[Source code of charts]
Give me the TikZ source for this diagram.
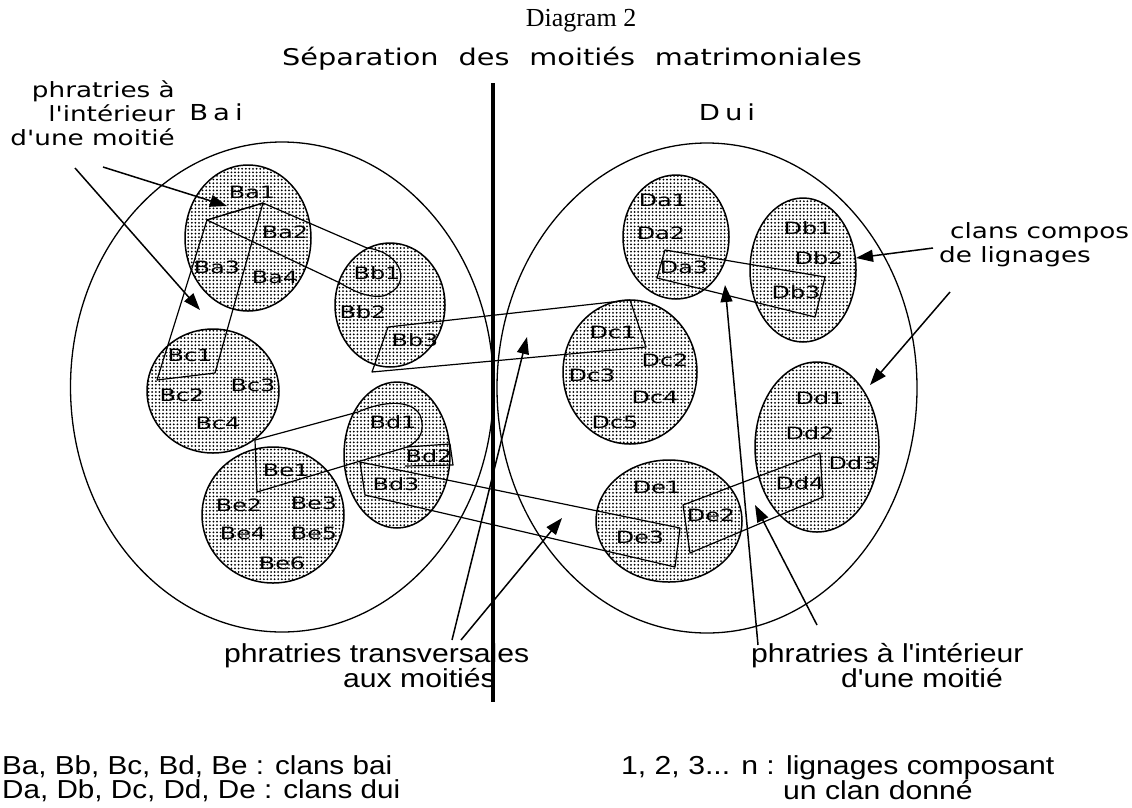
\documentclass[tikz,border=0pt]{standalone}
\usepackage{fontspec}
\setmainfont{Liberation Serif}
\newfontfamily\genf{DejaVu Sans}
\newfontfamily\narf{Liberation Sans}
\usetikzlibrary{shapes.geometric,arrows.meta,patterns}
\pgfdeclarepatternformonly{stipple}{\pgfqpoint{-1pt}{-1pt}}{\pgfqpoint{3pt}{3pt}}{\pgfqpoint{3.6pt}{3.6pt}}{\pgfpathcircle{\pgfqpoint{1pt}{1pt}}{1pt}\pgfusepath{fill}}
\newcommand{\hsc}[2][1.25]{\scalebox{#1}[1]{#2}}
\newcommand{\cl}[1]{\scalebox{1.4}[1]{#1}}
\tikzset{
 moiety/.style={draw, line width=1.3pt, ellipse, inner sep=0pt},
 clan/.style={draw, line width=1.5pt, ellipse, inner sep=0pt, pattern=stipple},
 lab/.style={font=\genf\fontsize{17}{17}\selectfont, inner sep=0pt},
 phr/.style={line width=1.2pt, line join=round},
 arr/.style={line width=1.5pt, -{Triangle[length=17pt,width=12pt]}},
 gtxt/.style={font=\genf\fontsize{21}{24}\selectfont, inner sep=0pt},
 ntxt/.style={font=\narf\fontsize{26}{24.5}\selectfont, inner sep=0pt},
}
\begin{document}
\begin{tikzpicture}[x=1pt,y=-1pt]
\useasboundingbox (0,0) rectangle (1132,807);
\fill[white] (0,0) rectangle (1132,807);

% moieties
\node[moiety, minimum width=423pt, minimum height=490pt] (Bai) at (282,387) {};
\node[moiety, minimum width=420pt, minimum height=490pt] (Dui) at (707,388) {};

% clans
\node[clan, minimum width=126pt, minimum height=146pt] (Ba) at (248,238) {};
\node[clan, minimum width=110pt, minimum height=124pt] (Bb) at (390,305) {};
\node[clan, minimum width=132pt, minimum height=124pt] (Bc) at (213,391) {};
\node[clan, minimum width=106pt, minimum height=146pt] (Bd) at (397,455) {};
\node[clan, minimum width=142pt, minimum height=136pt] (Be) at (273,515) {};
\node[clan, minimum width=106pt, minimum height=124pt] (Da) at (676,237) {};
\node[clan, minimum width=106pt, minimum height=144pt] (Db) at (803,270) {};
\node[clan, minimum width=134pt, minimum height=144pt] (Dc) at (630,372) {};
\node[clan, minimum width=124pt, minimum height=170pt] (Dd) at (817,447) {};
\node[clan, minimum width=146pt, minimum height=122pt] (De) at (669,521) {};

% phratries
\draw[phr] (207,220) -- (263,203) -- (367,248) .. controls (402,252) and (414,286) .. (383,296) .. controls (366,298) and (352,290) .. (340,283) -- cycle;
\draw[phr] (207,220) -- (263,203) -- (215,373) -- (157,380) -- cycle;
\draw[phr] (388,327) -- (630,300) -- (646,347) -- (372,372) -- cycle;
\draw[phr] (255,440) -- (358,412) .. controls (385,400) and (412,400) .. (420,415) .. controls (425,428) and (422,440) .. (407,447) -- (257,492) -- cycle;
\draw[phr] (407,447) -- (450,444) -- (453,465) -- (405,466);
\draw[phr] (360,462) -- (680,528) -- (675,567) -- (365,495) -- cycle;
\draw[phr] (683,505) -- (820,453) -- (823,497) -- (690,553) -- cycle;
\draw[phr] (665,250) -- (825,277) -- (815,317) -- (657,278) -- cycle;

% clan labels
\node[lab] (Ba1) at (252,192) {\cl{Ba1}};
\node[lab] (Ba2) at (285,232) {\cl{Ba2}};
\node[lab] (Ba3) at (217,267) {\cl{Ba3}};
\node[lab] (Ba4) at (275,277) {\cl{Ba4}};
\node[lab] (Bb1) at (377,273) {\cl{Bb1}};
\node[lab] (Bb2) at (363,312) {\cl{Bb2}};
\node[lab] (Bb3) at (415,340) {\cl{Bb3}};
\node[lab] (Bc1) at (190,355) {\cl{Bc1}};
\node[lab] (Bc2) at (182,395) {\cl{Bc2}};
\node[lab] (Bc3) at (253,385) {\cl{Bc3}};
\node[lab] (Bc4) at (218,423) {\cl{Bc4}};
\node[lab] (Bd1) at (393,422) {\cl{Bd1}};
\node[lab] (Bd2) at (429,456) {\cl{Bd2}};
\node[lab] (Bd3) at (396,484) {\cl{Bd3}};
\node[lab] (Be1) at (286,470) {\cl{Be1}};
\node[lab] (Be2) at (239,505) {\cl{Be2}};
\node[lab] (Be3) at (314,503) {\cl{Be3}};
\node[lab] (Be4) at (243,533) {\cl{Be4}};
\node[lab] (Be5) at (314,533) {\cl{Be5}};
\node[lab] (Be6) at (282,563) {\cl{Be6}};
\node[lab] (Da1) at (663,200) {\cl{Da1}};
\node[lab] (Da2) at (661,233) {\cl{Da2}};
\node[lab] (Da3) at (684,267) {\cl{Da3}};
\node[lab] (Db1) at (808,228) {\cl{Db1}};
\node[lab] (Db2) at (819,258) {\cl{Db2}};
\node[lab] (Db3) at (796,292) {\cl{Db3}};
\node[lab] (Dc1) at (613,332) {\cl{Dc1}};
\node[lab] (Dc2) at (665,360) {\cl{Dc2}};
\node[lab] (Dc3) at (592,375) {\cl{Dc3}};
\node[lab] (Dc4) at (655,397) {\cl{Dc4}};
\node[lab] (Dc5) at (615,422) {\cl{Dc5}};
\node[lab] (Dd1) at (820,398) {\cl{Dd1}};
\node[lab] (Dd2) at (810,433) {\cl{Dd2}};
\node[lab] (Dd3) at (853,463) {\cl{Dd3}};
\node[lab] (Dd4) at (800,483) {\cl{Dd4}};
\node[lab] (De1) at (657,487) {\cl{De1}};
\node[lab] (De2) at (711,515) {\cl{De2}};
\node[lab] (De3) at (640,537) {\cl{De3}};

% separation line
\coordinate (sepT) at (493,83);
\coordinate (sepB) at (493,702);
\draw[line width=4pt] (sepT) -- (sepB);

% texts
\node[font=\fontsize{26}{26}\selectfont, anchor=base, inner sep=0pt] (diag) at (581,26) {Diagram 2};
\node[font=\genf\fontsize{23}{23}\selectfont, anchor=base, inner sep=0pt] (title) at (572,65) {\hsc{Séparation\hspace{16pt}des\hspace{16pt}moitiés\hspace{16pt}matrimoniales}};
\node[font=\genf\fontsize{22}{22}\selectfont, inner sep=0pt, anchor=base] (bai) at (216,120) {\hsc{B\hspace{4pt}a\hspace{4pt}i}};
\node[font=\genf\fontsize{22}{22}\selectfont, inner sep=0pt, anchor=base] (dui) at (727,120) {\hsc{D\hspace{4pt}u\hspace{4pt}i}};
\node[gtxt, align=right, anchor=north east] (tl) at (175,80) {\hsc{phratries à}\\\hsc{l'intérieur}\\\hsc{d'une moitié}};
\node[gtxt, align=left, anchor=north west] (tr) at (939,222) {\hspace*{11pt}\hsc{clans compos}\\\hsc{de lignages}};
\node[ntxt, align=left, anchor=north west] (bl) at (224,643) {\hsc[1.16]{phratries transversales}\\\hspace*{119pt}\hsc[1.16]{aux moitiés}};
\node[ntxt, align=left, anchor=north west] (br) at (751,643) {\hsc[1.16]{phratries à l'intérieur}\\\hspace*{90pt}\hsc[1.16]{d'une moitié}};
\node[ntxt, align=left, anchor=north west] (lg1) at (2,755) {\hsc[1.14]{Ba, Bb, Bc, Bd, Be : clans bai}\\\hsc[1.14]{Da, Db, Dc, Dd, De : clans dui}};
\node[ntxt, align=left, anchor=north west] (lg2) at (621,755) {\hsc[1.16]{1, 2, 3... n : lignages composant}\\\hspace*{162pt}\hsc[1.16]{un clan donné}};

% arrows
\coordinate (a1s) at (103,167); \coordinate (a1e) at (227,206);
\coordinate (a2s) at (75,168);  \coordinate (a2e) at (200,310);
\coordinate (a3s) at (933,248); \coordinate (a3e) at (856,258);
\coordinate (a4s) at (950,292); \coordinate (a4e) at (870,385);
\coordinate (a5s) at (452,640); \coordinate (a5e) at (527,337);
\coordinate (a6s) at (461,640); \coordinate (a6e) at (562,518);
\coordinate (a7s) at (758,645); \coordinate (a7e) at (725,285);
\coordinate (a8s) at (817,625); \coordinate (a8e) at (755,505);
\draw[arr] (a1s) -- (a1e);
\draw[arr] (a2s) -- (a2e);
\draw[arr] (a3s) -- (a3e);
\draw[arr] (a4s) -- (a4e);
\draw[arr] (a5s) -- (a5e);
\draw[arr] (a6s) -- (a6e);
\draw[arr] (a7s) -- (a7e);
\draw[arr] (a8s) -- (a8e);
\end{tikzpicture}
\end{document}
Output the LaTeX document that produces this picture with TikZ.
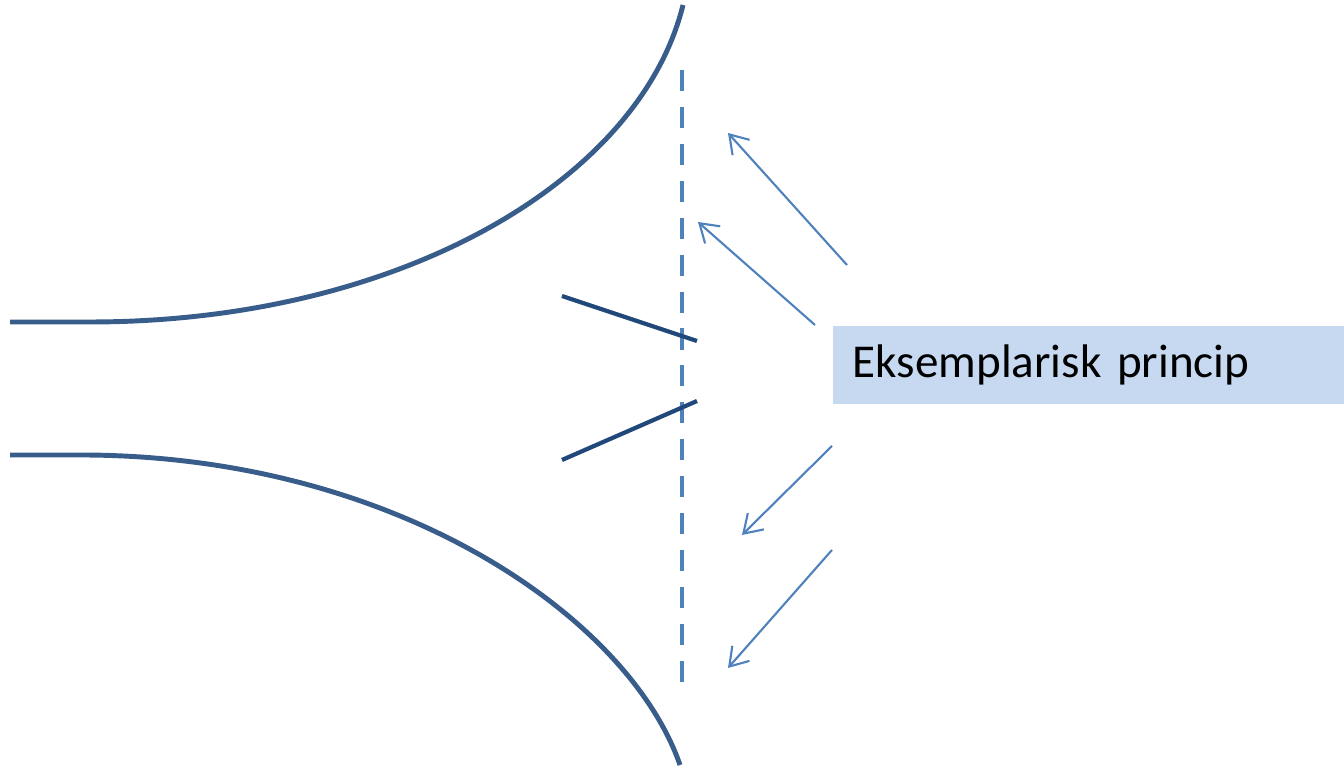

**Written task:**
Copy down every line of the material above that includes the string "this".

**Solution:**
Give me the TikZ source for this diagram.
Output the LaTeX document that produces this picture with TikZ.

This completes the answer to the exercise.